"Quando Pascoaes inventou Portugal não se deu conta do que tinha feito: pensou que se tinha limitado a descobri-lo. Quando imaginou os Portugueses, entregando-lhes as palavras e as visões que só a ele pertenciam,enganou-se. Os Portugueses de Pascoaes nem sequer existiam. Pascoaes nunca percebeu que era tudo invenção dele. Escreveu um livro,a Arte de Ser Português, recusando a responsabilidade da criação, na ânsia de ser apenas um espectador.
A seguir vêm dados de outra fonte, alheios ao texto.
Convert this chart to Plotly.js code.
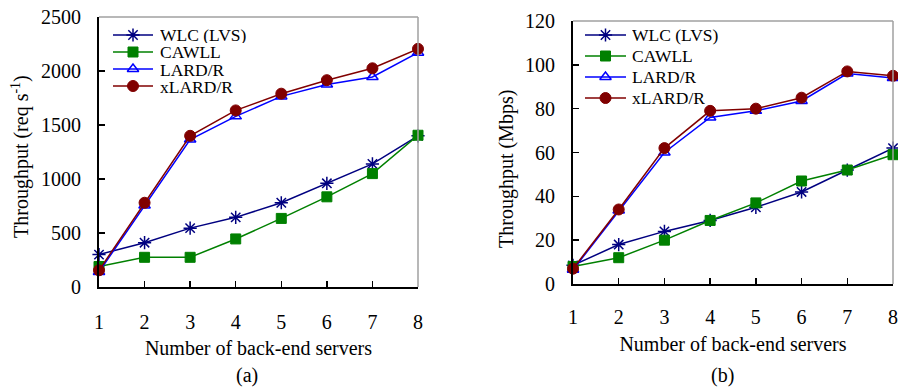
<!DOCTYPE html>
<html>
<head>
<meta charset="utf-8">
<script src="https://cdn.plot.ly/plotly-3.0.1.min.js"></script>
<style>html,body{margin:0;padding:0;background:#fff;}#chart{width:898px;height:387px;}</style>
</head>
<body>
<div id="chart"></div>
<script>
// ---- data ----
var servers = [1, 2, 3, 4, 5, 6, 7, 8];
var seriesNames = ["WLC (LVS)", "CAWLL", "LARD/R", "xLARD/R"];
var reqWLC   = [300, 410, 545, 645, 780, 960, 1140, 1400];
var reqCAWLL = [190, 275, 275, 445, 635, 835, 1050, 1405];
var reqLARD  = [140, 755, 1365, 1580, 1765, 1875, 1945, 2170];
var reqXLARD = [155, 780, 1400, 1635, 1790, 1915, 2025, 2205];
var mbpsWLC   = [8.5, 18, 24, 29, 35, 42, 52, 62];
var mbpsCAWLL = [8, 12, 20, 29, 37, 47, 52, 59];
var mbpsLARD  = [6.5, 33.5, 60, 76, 79, 83.5, 96, 94];
var mbpsXLARD = [7, 34, 62, 79, 80, 85, 97, 95];
var yTicksA = [0, 500, 1000, 1500, 2000, 2500];
var yTicksB = [0, 20, 40, 60, 80, 100, 120];

// ---- styles ----
var W = 898, H = 387;
var FONT = "Liberation Serif, Times New Roman, serif";
var styles = [
  {color: "#000080", marker: {symbol: "asterisk-open", size: 11, color: "#000080", line: {color: "#000080", width: 1.5}}},
  {color: "#008000", marker: {symbol: "square", size: 10, color: "#008000", line: {color: "#008000", width: 1}}},
  {color: "#0000ff", marker: {symbol: "triangle-up-open", size: 10, color: "#0000ff", line: {color: "#0000ff", width: 1.5}}},
  {color: "#800000", marker: {symbol: "circle", size: 11, color: "#800000", line: {color: "#800000", width: 1}}}
];
function px(x) { return x / W; }
function py(y) { return 1 - y / H; }

var traces = [];
function addSeries(vals, i, xa, ya) {
  traces.push({
    x: servers, y: vals, type: "scatter", mode: "lines+markers",
    name: seriesNames[i], xaxis: xa, yaxis: ya, showlegend: false, cliponaxis: false,
    line: {color: styles[i].color, width: 1.5},
    marker: styles[i].marker
  });
}
[reqWLC, reqCAWLL, reqLARD, reqXLARD].forEach(function (v, i) { addSeries(v, i, "x", "y"); });
[mbpsWLC, mbpsCAWLL, mbpsLARD, mbpsXLARD].forEach(function (v, i) { addSeries(v, i, "x2", "y2"); });

// ---- manual legends (pixel layout on an overlay axis) ----
var legends = [
  {x0: 113, x1: 153, tx: 159, rows: [35, 52, 69, 86], boxH: 17},
  {x0: 585, x1: 626, tx: 631, rows: [35, 56, 77, 98], boxH: 20}
];
var shapes = [];
var annotations = [];
legends.forEach(function (L) {
  L.rows.forEach(function (ry, i) {
    shapes.push({type: "line", xref: "paper", yref: "paper", x0: px(L.x0), x1: px(L.x1), y0: py(ry), y1: py(ry),
      line: {color: styles[i].color, width: 1.5}});
    traces.push({x: [(L.x0 + L.x1) / 2], y: [ry], type: "scatter", mode: "markers", xaxis: "x3", yaxis: "y3",
      showlegend: false, hoverinfo: "skip", cliponaxis: false, marker: styles[i].marker});
    annotations.push({xref: "paper", yref: "paper", x: px(L.tx), y: py(ry), xanchor: "left", yanchor: "middle",
      height: L.boxH, valign: "middle",
      text: seriesNames[i], showarrow: false, borderpad: 0, font: {family: FONT, size: 17.5, color: "#000"}});
  });
});

// frame: gray top/right borders
["", "2"].forEach(function (s) {
  var xr = "x" + s + " domain", yr = "y" + s + " domain";
  shapes.push({type: "line", xref: xr, yref: yr, x0: 0, x1: 1, y0: 1, y1: 1, line: {color: "#a0a0a0", width: 1.5}});
  shapes.push({type: "line", xref: xr, yref: yr, x0: 1, x1: 1, y0: 0, y1: 1, line: {color: "#a0a0a0", width: 1.5}});
});

// titles
annotations.push({xref: "paper", yref: "paper", x: px(20), y: py(157), textangle: -90, xanchor: "center", yanchor: "middle",
  text: "Throughput (req s<sup>-1</sup>)", showarrow: false, font: {family: FONT, size: 20, color: "#000"}});
annotations.push({xref: "paper", yref: "paper", x: px(507), y: py(169), textangle: -90, xanchor: "center", yanchor: "middle",
  text: "Throughput (Mbps)", showarrow: false, font: {family: FONT, size: 20, color: "#000"}});
annotations.push({xref: "paper", yref: "paper", x: px(247), y: py(375), xanchor: "center", yanchor: "middle",
  text: "(a)", showarrow: false, font: {family: FONT, size: 20, color: "#000"}});
annotations.push({xref: "paper", yref: "paper", x: px(722), y: py(375), xanchor: "center", yanchor: "middle",
  text: "(b)", showarrow: false, font: {family: FONT, size: 20, color: "#000"}});

function xAxis(dom, anchor, labelGap, titleGap) {
  return {domain: dom, anchor: anchor, range: [1, 8], tickvals: servers, ticks: "inside", ticklen: 6, tickwidth: 1.5,
    tickcolor: "#000", showline: true, linecolor: "#000", linewidth: 2, showgrid: false, zeroline: false,
    ticklabelstandoff: labelGap, tickfont: {family: FONT, size: 20, color: "#000"},
    title: {text: "Number of back-end servers", standoff: titleGap, font: {family: FONT, size: 20, color: "#000"}}};
}
function yAxis(dom, anchor, range, ticks) {
  return {domain: dom, anchor: anchor, range: range, tickvals: ticks, ticks: "inside", ticklen: 6, tickwidth: 1.5,
    tickcolor: "#000", showline: true, linecolor: "#000", linewidth: 2, showgrid: false, zeroline: false,
    ticklabelstandoff: 12, tickfont: {family: FONT, size: 20, color: "#000"}};
}

var layout = {
  width: W, height: H, margin: {l: 0, r: 0, t: 0, b: 0}, paper_bgcolor: "#fff", plot_bgcolor: "rgba(0,0,0,0)",
  showlegend: false,
  xaxis: xAxis([px(99), px(418)], "y", 16, 9),
  yaxis: yAxis([py(287), py(17)], "x", [0, 2500], yTicksA),
  xaxis2: xAxis([px(573), px(893)], "y2", 14, 10),
  yaxis2: yAxis([py(284), py(21)], "x2", [0, 120], yTicksB),
  xaxis3: {domain: [0, 1], range: [0, W], visible: false, fixedrange: true, anchor: "y3"},
  yaxis3: {domain: [0, 1], range: [H, 0], visible: false, fixedrange: true, anchor: "x3"},
  shapes: shapes, annotations: annotations
};
Plotly.newPlot("chart", traces, layout, {displayModeBar: false, staticPlot: true});
</script>
</body>
</html>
Pascoaes não queria ser mais um poeta. Queria servir, servir e pertencer. Não queria ficar de fora nem sozinho. Queria escrever, mas escrever como quem presta um serviço: um serviço de observar, de ouvir, de escrever. Não queria ser mais um escritor português. Queria ser o escritor através do qual escrevia Portugal. Nem menos!"
"A vítima do livro é o autor, que continua por ler, que continua afastado dos nossos dias, que continua a bater-nos à porta, com o mesmo desejo de entrar. Nós continuamos cegos e surdos. Pascoaes continua a ver e a ouvir de mais. Um dia Portugal e Pascoaes hão-de resolver-se. Não se pode falar em reconciliações, porque Pascoaes nunca desesperou, nunca se zangou com Portugal. Portugal é que nunca lhe ligou.
Um dia há-de regressar. E não será como estrangeiro, nem como louco. Há-de voltar como sempre quis, como se já cá estivesse estado. Como um velho poeta que volta à casa antiga e vê palavras suas, treslidas e transformadas, vivas, nas mãos e nas bocas das pessoas, das más e das boas, perdidas no tempo mas espalhadas por toda a parte.
E Pascoaes terá o seu sossego e nós sossegaremos com isso. Até morre também ele, e esquecer-se tudo isto, por outras razões e por causa de outros Portugueses, mas sempre com a mesma desculpa, e amor, e o nome de Portugal escrito em letras altas em nossas almas."